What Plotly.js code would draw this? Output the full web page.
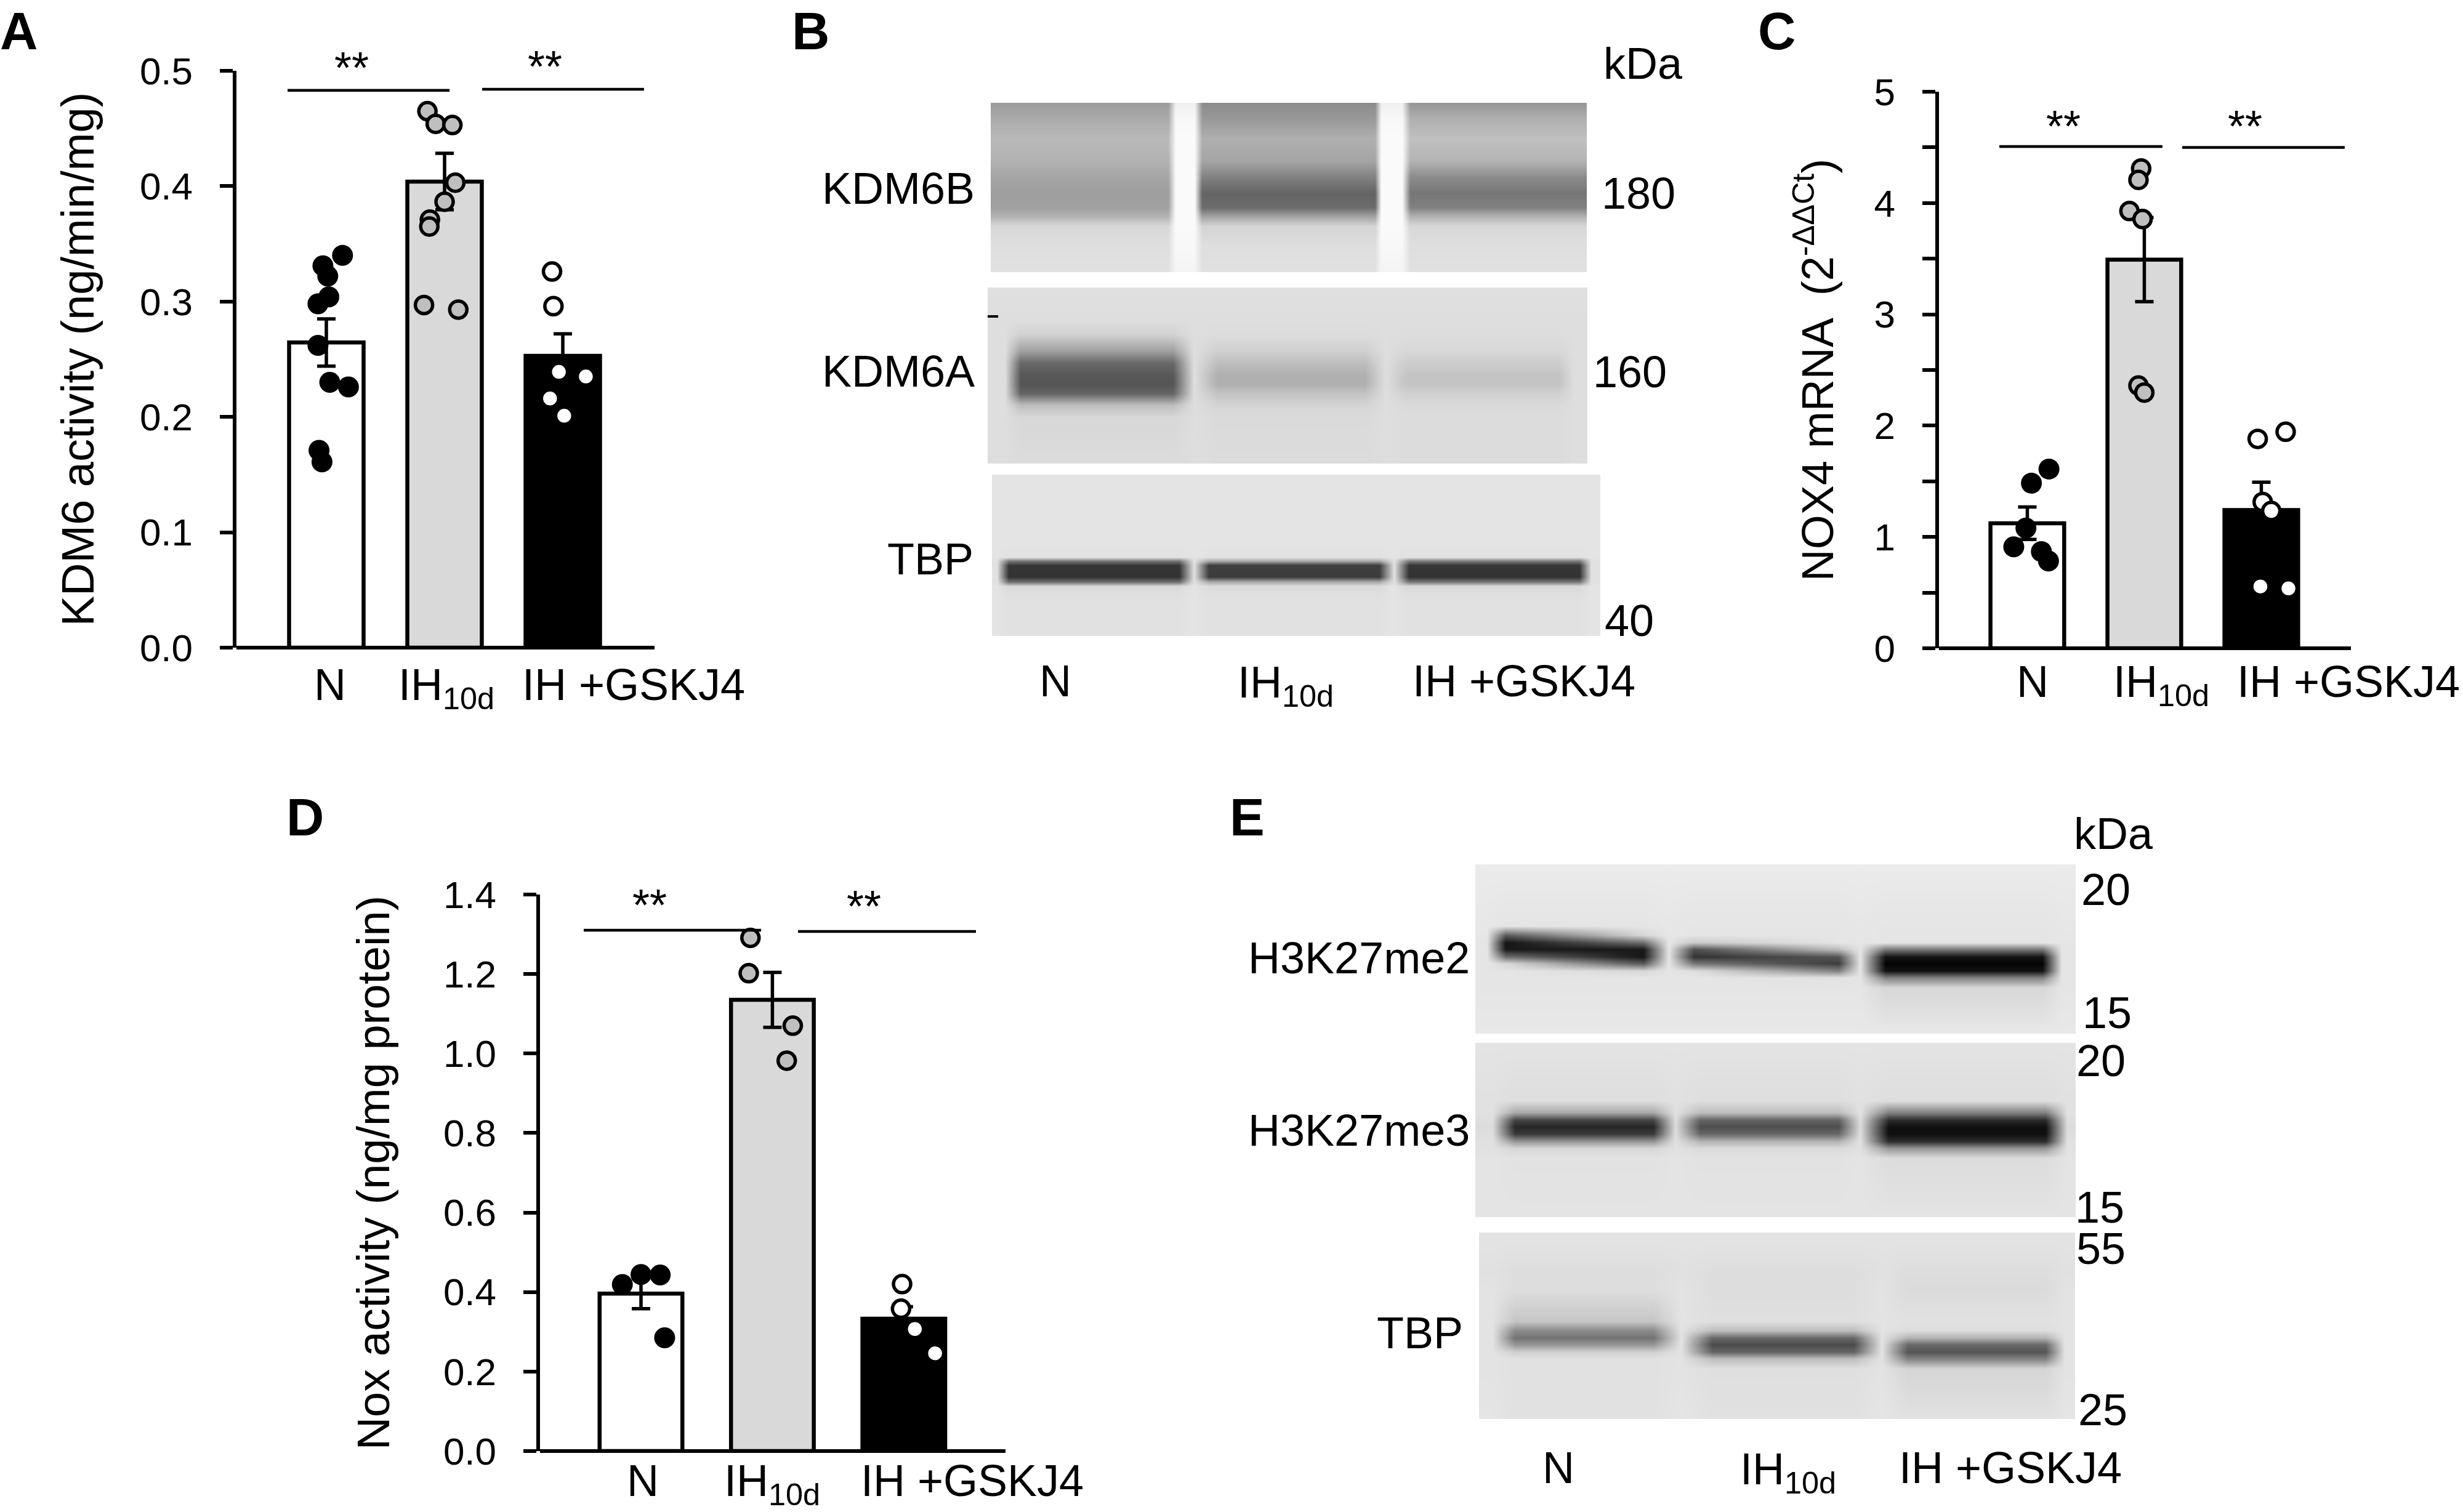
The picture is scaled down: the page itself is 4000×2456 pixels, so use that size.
<!DOCTYPE html>
<html>
<head>
<meta charset="utf-8">
<script src="https://cdn.plot.ly/plotly-3.0.1.min.js"></script>
<style>html,body{margin:0;padding:0;background:#fff}</style>
</head>
<body>
<div id="plot" style="width:4000px;height:2456px"></div>
<script>
const W = 4000, H = 2456;
const FONT = "'Liberation Sans', Arial, sans-serif";
const groups = [1, 2, 3];
const barFills = ["#ffffff", "#d9d9d9", "#000000"];
const dotFills = ["#000000", "#bfbfbf", "#ffffff"];

// panel A
const kdmMeans = [0.2645, 0.404, 0.253];
const kdmErr = [0.0205, 0.0245, 0.019];
const kdmNx = [1.137, 0.971, 1.012, 1.021, 0.929, 0.929, 1.029, 1.187, 0.938, 0.963];
const kdmNy = [0.340, 0.331, 0.322, 0.304, 0.298, 0.262, 0.230, 0.226, 0.171, 0.161];
const kdmIHx = [1.855, 1.925, 2.066, 2.091, 2.0, 1.876, 1.871, 1.826, 2.116];
const kdmIHy = [0.465, 0.454, 0.453, 0.403, 0.3865, 0.371, 0.365, 0.297, 0.293];
const kdmGSx = [2.909, 2.921, 2.967, 3.195, 2.892, 3.012];
const kdmGSy = [0.326, 0.296, 0.239, 0.235, 0.216, 0.201];

// panel C
const noxMeans = [1.123, 3.492, 1.242];
const noxErr = [0.146, 0.378, 0.25];
const noxNx = [1.185, 1.035, 0.988, 0.884, 1.12, 1.181];
const noxNy = [1.61, 1.483, 1.08, 0.911, 0.869, 0.784];
const noxIHx = [1.973, 1.95, 1.873, 1.985, 1.95, 2.0];
const noxIHy = [4.31, 4.208, 3.928, 3.856, 2.36, 2.297];
const noxGSx = [3.208, 2.969, 3.012, 3.085, 2.992, 3.232];
const noxGSy = [1.945, 1.881, 1.314, 1.233, 0.555, 0.538];

// panel D
const actMeans = [0.396, 1.135, 0.333];
const actErr = [0.038, 0.069, 0.03];
const actNx = [0.858, 1.0, 1.146, 1.18];
const actNy = [0.419, 0.444, 0.443, 0.285];
const actIHx = [1.833, 1.82, 2.155, 2.109];
const actIHy = [1.291, 1.202, 1.07, 0.982];
const actGSx = [2.987, 2.979, 3.084, 3.238];
const actGSy = [0.42, 0.358, 0.307, 0.246];

const xLabels = ["N", "IH<sub>10d</sub>", "IH +GSKJ4"];

// blot B: KDM6B
const b1Cols = [0, 0.298, 0.31, 0.342, 0.354, 0.645, 0.655, 0.69, 0.704, 1];
const b1Rows = [0, 0.09, 0.21, 0.34, 0.436, 0.533, 0.617, 0.672, 0.728, 0.839, 1];
const b1Bg = [240, 248, 250, 250, 250, 250, 250, 250, 250, 248, 244];
const b1N = [155, 170, 185, 178, 165, 158, 160, 180, 215, 222, 225];
const b1IH = [140, 152, 175, 165, 130, 100, 108, 165, 212, 222, 225];
const b1GS = [150, 175, 192, 180, 140, 118, 130, 180, 215, 222, 225];

// blot B: KDM6A
const b2Cols = [0, 0.029, 0.054, 0.309, 0.344, 0.383, 0.629, 0.663, 0.697, 0.953, 0.977, 1];
const b2Rows = [0, 0.187, 0.267, 0.361, 0.428, 0.495, 0.548, 0.602, 0.668, 0.735, 1];
const b2Bg = [224, 222, 222, 222, 222, 222, 222, 222, 222, 222, 222];
const b2N = [224, 222, 210, 160, 105, 88, 85, 100, 190, 215, 220];
const b2IH = [224, 222, 220, 208, 190, 176, 176, 195, 212, 218, 220];
const b2GS = [224, 222, 221, 216, 205, 196, 196, 208, 218, 220, 220];

// blot B: TBP
const b3Cols = [0, 0.008, 0.027, 0.308, 0.332, 0.356, 0.637, 0.661, 0.685, 0.966, 0.985, 1];
const b3Rows = [0, 0.415, 0.51, 0.535, 0.56, 0.635, 0.665, 0.69, 0.781, 1];
const b3Bg = [228, 228, 228, 225, 225, 225, 225, 228, 228, 228];
const b3N = [228, 228, 225, 120, 55, 50, 110, 218, 225, 225];
const b3IH = [228, 228, 226, 170, 62, 60, 170, 220, 225, 225];
const b3GS = [228, 228, 225, 125, 55, 50, 120, 218, 225, 225];

// blot E: H3K27me2
const e1Cols = [0, 0.019, 0.05, 0.28, 0.322, 0.364, 0.605, 0.641, 0.683, 0.945, 0.976, 1];
const e1Rows = [0, 0.363, 0.419, 0.461, 0.503, 0.545, 0.587, 0.629, 0.67, 0.726, 1];
const e1Bg = [235, 231, 230, 229, 229, 229, 229, 229, 229, 229, 232];
const e1NL = [235, 229, 90, 20, 25, 110, 215, 229, 229, 229, 232];
const e1NR = [235, 229, 215, 110, 25, 22, 90, 215, 229, 229, 232];
const e1IHL = [235, 229, 229, 200, 80, 50, 120, 222, 229, 229, 232];
const e1IHR = [235, 229, 229, 229, 190, 85, 60, 130, 225, 229, 232];
const e1GS = [235, 229, 229, 229, 120, 18, 5, 18, 130, 215, 232];

// blot E: H3K27me3
const e2Cols = [0, 0.029, 0.066, 0.296, 0.333, 0.374, 0.605, 0.641, 0.688, 0.95, 0.986, 1];
const e2Rows = [0, 0.333, 0.401, 0.442, 0.482, 0.523, 0.564, 0.604, 0.659, 1];
const e2Bg = [228, 225, 225, 222, 220, 222, 225, 225, 228, 228];
const e2N = [228, 222, 170, 70, 38, 60, 150, 215, 226, 228];
const e2IH = [228, 222, 190, 100, 78, 105, 180, 218, 226, 228];
const e2GS = [228, 222, 130, 45, 15, 15, 45, 150, 220, 228];

// blot E: TBP
const e3Cols = [0, 0.023, 0.06, 0.292, 0.339, 0.392, 0.629, 0.676, 0.719, 0.95, 0.982, 1];
const e3Rows = [0, 0.208, 0.31, 0.475, 0.525, 0.563, 0.602, 0.64, 0.678, 0.728, 1];
const e3Bg = [228, 225, 227, 227, 227, 227, 227, 227, 227, 227, 229];
const e3N = [229, 221, 221, 198, 140, 115, 150, 208, 225, 225, 225];
const e3IH = [229, 221, 221, 223, 190, 105, 75, 100, 190, 223, 225];
const e3GS = [229, 221, 219, 225, 221, 180, 105, 85, 130, 213, 225];

function domX(a, b) { return [a / W, b / W]; }
function domY(top, bottom) { return [1 - bottom / H, 1 - top / H]; }

function barPanel(n, means, err, pts) {
	const out = [{
		type: "bar", x: groups, y: means, width: 0.63,
		marker: { color: barFills, line: { color: "#000", width: 6.5 } },
		error_y: { type: "data", array: err, color: "#000", thickness: 5.5, width: 15 },
		xaxis: "x" + n, yaxis: "y" + n, showlegend: false
	}];
	pts.forEach(function (p, i) {
		const hollow = i > 0;
		out.push({
			type: "scatter", mode: "markers", x: p[0], y: p[1],
			marker: {
				color: dotFills[i], size: hollow ? 28 : 34,
				line: { color: "#000", width: hollow ? 5.5 : 0 }
			},
			xaxis: "x" + n, yaxis: "y" + n, showlegend: false
		});
	});
	return out;
}

function blot(n, cols, rows, lanes) {
	// one column of z per entry in lanes, rows run top to bottom
	const z = rows.map(function (_, r) { return lanes.map(function (l) { return l[r]; }); });
	return {
		type: "heatmap", x: cols, y: rows, z: z, zsmooth: "best", zmin: 0, zmax: 255,
		colorscale: [[0, "rgb(0,0,0)"], [1, "rgb(255,255,255)"]], showscale: false,
		hoverinfo: "skip", xaxis: "x" + n, yaxis: "y" + n
	};
}

function chartAxes(left, right, top, bottom, x0, x1, ymax, yticks, yfmt, tickvals, labelGap, title, titleSize, standoff) {
	return {
		x: {
			domain: domX(left, right), range: [x0, x1], showline: false, zeroline: false, showgrid: false,
			tickmode: "array", tickvals: tickvals, ticktext: xLabels, ticks: "", ticklabelstandoff: labelGap,
			tickfont: { size: 72 }, fixedrange: true
		},
		y: {
			domain: domY(top, bottom), range: [0, ymax], showline: true, linewidth: 6.5, linecolor: "#000",
			zeroline: true, zerolinewidth: 6.5, zerolinecolor: "#000", showgrid: false,
			tickmode: "array", tickvals: yticks, ticktext: yfmt, ticks: "outside", ticklen: 21, tickwidth: 6,
			tickcolor: "#000", ticklabelstandoff: 31, tickfont: { size: 62 }, fixedrange: true,
			title: { text: title, font: { size: titleSize }, standoff: standoff }
		}
	};
}

const data = [
	...barPanel(1, kdmMeans, kdmErr, [[kdmNx, kdmNy], [kdmIHx, kdmIHy], [kdmGSx, kdmGSy]]),
	...barPanel(2, noxMeans, noxErr, [[noxNx, noxNy], [noxIHx, noxIHy], [noxGSx, noxGSy]]),
	...barPanel(3, actMeans, actErr, [[actNx, actNy], [actIHx, actIHy], [actGSx, actGSy]]),
	blot(4, b1Cols, b1Rows, [b1N, b1N, b1Bg, b1Bg, b1IH, b1IH, b1Bg, b1Bg, b1GS, b1GS]),
	blot(5, b2Cols, b2Rows, [b2Bg, b2Bg, b2N, b2N, b2Bg, b2IH, b2IH, b2Bg, b2GS, b2GS, b2Bg, b2Bg]),
	blot(6, b3Cols, b3Rows, [b3Bg, b3Bg, b3N, b3N, b3Bg, b3IH, b3IH, b3Bg, b3GS, b3GS, b3Bg, b3Bg]),
	blot(7, e1Cols, e1Rows, [e1Bg, e1Bg, e1NL, e1NR, e1Bg, e1IHL, e1IHR, e1Bg, e1GS, e1GS, e1Bg, e1Bg]),
	blot(8, e2Cols, e2Rows, [e2Bg, e2Bg, e2N, e2N, e2Bg, e2IH, e2IH, e2Bg, e2GS, e2GS, e2Bg, e2Bg]),
	blot(9, e3Cols, e3Rows, [e3Bg, e3Bg, e3N, e3N, e3Bg, e3IH, e3IH, e3Bg, e3GS, e3GS, e3Bg, e3Bg])
];

const axA = chartAxes(384, 1063, 115, 1052, 0.2396, 3.776,
	0.5, [0, 0.1, 0.2, 0.3, 0.4, 0.5], ["0.0", "0.1", "0.2", "0.3", "0.4", "0.5"],
	[1.031, 2.016, 3.599], 12, "\u00a0\u00a0KDM6 activity (ng/min/mg)", 74, 52);
const axC = chartAxes(3149, 3818, 149, 1053, 0.245, 3.766,
	5, [0, 1, 2, 3, 4, 5], ["0", "1", "2", "3", "4", "5"],
	[1.045, 2.145, 3.745], 6, "NOX4 mRNA \u00a0(2<sup>-\u0394\u0394Ct</sup>)\u00a0", 72, 45);
axC.y.minor = { tick0: 0, dtick: 0.5, ticks: "outside", ticklen: 21, tickwidth: 6, tickcolor: "#000", showgrid: false };
const axD = chartAxes(877, 1633, 1453, 2357, 0.2315, 3.774,
	1.4, [0, 0.2, 0.4, 0.6, 0.8, 1.0, 1.2, 1.4], ["0.0", "0.2", "0.4", "0.6", "0.8", "1.0", "1.2", "1.4"],
	[1.014, 1.998, 3.521], 0, "Nox activity (ng/mg protein)\u00a0\u00a0", 74, 65);

function hiddenAxes(left, right, top, bottom) {
	return {
		x: { domain: domX(left, right), range: [0, 1], visible: false, fixedrange: true },
		y: { domain: domY(top, bottom), range: [1, 0], visible: false, fixedrange: true }
	};
}

const layout = {
	width: W, height: H, margin: { l: 0, r: 0, t: 0, b: 0 }, showlegend: false,
	paper_bgcolor: "#fff", plot_bgcolor: "rgba(0,0,0,0)",
	font: { family: FONT, color: "#000" }, bargap: 0
};

const panels = [axA, axC, axD,
	hiddenAxes(1609, 2577, 167, 442), hiddenAxes(1604, 2578, 467, 753), hiddenAxes(1611, 2599, 771, 1033),
	hiddenAxes(2396, 3371, 1404, 1679), hiddenAxes(2396, 3371, 1694, 1977), hiddenAxes(2402, 3370, 2002, 2305)];
panels.forEach(function (p, i) {
	const n = i + 1, s = n === 1 ? "" : n;
	layout["xaxis" + s] = Object.assign(p.x, { anchor: "y" + s });
	layout["yaxis" + s] = Object.assign(p.y, { anchor: "x" + s });
});

function sig(xref, yref, a, b, y) {
	return { type: "line", xref: xref, yref: yref, x0: a, x1: b, y0: y, y1: y, line: { color: "#000", width: 4.5 } };
}
layout.shapes = [
	sig("x", "y", 0.672, 2.042, 0.483), sig("x", "y", 2.318, 3.687, 0.484),
	sig("x2", "y2", 0.761, 2.155, 4.508), sig("x2", "y2", 2.324, 3.713, 4.50),
	sig("x3", "y3", 0.564, 1.914, 1.310), sig("x3", "y3", 2.195, 3.549, 1.307),
	{ type: "line", xref: "paper", yref: "paper", x0: 1604 / W, x1: 1621 / W, y0: 1 - 514 / H, y1: 1 - 514 / H, line: { color: "#000", width: 4 } }
];

function txt(text, x, y, size, anchor, bold) {
	return {
		text: bold ? "<b>" + text + "</b>" : text, xref: "paper", yref: "paper", x: x / W, y: 1 - y / H,
		xanchor: anchor || "center", yanchor: "middle", showarrow: false, font: { size: size }
	};
}
layout.annotations = [
	txt("A", 30, 50, 85, "center", true), txt("B", 1316, 50, 85, "center", true), txt("C", 2885, 50, 85, "center", true),
	txt("D", 495, 1327, 85, "center", true), txt("E", 2025, 1327, 85, "center", true),
	txt("**", 571, 110, 72), txt("**", 885, 108, 72),
	txt("**", 3351, 205, 72), txt("**", 3646, 205, 72),
	txt("**", 1055, 1470, 72), txt("**", 1403, 1472, 72),
	// panel B labels
	txt("KDM6B", 1585, 306, 72, "right"), txt("KDM6A", 1585, 603, 72, "right"), txt("TBP", 1583, 908, 72, "right"),
	txt("kDa", 2602, 103, 72, "left"), txt("180", 2599, 314, 72, "left"), txt("160", 2585, 604, 72, "left"), txt("40", 2604, 1008, 72, "left"),
	txt("N", 1714, 1106, 72), txt("IH<sub>10d</sub>", 2088, 1113, 72), txt("IH +GSKJ4", 2475, 1106, 72),
	// panel E labels
	txt("H3K27me2", 2389, 1556, 72, "right"), txt("H3K27me3", 2389, 1836, 72, "right"), txt("TBP", 2378, 2165, 72, "right"),
	txt("kDa", 3366, 1354, 72, "left"), txt("20", 3378, 1445, 72, "left"), txt("15", 3380, 1645, 72, "left"),
	txt("20", 3370, 1723, 72, "left"), txt("15", 3368, 1961, 72, "left"), txt("55", 3370, 2028, 72, "left"), txt("25", 3373, 2290, 72, "left"),
	txt("N", 2531, 2384, 72), txt("IH<sub>10d</sub>", 2904, 2391, 72), txt("IH +GSKJ4", 3265, 2384, 72)
];

Plotly.newPlot("plot", data, layout, { displayModeBar: false, staticPlot: true });
</script>
</body>
</html>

::::::::

- Task brief -
Review the material and copy each line in which the word "page" appears.

- Output -
What Plotly.js code would draw this? Output the full web page.
The picture is scaled down: the page itself is 4000×2456 pixels, so use that size.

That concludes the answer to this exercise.